The Technical Stack That Stops What Training Misses
Here's my recommended technical baseline for organizations serious about stopping phishing attacks at scale:
- FIDO2/WebAuthn hardware keys for all privileged accounts. Phishing-resistant MFA is the single highest-ROI control you can deploy.
- Conditional access policies that restrict logins to managed devices, compliant endpoints, and expected geolocations.
- Email gateway with advanced threat protection that detonates attachments in sandboxes and rewrites URLs for time-of-click analysis.
- SIEM with behavioral analytics to catch impossible travel, anomalous login patterns, and mass email forwarding rules that attackers set up after compromise.
- Automated incident response playbooks that immediately disable compromised accounts, revoke sessions, and trigger forensic collection.
None of these replace training. All of them complement it. The organizations I've seen weather phishing attacks successfully are the ones that invest in both human and technical defenses simultaneously.
Your Next Move
Every breach report tells the same story. Phishing works because organizations underinvest in the human layer. You can deploy every technical control on the market and still get breached if your employees can't recognize a well-crafted phishing attack.
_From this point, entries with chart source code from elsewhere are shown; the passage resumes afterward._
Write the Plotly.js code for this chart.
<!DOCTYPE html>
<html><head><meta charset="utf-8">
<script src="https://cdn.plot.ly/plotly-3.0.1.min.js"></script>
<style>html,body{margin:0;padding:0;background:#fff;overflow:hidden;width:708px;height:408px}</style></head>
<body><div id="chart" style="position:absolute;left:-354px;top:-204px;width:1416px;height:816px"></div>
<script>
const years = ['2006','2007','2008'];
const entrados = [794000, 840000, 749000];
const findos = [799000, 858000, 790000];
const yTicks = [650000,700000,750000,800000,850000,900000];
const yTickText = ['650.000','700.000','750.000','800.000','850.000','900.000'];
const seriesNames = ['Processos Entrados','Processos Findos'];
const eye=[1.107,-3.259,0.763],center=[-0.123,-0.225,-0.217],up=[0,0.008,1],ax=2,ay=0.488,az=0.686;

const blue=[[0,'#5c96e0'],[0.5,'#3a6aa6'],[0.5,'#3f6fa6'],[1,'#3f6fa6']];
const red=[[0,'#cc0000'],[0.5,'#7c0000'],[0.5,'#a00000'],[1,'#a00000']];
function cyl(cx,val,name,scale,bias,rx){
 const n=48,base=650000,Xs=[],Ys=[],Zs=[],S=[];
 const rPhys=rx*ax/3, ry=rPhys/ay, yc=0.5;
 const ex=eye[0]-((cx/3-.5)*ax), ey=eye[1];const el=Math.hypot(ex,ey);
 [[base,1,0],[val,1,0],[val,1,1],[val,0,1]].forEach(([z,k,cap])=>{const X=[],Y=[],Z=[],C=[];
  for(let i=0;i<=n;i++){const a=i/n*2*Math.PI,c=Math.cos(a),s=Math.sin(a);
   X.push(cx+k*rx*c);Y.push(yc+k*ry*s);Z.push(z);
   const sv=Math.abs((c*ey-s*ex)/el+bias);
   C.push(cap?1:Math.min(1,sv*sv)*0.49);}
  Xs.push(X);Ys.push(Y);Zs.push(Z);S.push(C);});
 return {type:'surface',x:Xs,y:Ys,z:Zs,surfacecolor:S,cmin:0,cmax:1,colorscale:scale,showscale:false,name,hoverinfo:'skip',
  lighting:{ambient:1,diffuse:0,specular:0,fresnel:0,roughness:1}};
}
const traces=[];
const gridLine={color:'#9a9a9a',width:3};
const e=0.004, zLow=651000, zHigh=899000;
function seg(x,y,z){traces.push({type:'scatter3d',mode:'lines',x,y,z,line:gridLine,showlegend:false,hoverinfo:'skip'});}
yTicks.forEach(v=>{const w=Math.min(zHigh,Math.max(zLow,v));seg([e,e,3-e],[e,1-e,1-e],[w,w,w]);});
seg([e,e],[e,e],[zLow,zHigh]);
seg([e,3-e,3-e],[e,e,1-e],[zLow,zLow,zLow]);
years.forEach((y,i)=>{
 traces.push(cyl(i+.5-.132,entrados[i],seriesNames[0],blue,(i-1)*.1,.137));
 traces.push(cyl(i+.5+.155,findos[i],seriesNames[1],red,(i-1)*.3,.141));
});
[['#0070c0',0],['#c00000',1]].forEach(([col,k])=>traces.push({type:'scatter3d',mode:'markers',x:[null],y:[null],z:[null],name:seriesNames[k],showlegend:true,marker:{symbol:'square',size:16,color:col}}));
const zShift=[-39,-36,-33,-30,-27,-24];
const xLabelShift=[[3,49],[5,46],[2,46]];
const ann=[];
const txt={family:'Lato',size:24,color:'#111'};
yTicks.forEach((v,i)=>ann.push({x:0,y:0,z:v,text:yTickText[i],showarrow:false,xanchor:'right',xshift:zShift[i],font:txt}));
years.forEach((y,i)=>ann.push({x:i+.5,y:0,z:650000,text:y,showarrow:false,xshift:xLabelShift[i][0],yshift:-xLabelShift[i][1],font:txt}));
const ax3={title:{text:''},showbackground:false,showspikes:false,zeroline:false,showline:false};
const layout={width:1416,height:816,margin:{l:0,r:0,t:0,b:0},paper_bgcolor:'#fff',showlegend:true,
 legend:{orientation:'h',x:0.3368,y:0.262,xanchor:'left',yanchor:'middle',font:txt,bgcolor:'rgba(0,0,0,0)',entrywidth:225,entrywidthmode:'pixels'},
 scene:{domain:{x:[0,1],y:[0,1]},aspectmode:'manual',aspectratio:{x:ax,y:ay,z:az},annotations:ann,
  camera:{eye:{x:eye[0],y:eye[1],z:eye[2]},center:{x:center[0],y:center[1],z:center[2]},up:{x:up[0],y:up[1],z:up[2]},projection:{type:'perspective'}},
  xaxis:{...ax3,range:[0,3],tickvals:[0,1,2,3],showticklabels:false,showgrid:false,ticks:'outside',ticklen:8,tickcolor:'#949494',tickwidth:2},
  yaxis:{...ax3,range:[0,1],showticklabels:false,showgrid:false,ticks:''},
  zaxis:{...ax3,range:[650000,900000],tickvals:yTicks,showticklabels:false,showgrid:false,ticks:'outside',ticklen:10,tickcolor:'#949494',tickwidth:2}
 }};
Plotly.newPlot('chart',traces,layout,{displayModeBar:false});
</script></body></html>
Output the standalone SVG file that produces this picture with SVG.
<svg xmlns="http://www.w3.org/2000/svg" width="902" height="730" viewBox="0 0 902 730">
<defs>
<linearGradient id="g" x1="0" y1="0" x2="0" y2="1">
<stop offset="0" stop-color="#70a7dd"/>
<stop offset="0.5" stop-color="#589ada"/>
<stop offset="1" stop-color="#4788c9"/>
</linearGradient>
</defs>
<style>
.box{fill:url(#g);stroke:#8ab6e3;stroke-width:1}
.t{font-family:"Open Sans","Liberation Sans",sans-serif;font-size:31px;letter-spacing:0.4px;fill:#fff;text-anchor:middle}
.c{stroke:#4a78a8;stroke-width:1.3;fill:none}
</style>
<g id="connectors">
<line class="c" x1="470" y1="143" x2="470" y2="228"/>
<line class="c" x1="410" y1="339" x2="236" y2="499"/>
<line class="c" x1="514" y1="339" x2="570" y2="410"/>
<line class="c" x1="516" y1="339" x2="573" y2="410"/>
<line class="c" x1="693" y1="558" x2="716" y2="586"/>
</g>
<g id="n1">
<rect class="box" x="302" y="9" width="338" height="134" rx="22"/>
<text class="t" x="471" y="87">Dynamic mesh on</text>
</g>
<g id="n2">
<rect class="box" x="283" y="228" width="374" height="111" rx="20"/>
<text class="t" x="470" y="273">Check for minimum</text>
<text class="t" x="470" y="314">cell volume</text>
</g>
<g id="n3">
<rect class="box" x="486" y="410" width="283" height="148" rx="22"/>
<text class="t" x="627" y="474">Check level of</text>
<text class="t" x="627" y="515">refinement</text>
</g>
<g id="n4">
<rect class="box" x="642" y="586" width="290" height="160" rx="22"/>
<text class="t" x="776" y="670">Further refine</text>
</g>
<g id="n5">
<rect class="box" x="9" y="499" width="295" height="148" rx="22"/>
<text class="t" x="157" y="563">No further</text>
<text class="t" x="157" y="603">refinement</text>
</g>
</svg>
Start with a realistic assessment of your current exposure. How many of your employees would submit credentials to a convincing phishing page today? If you don't know the answer, that's your first problem.
Build a program that combines ongoing cybersecurity awareness training with dedicated phishing awareness training for your organization, layer in the right technical controls, and measure everything. The threat actors aren't slowing down. Neither should your defenses.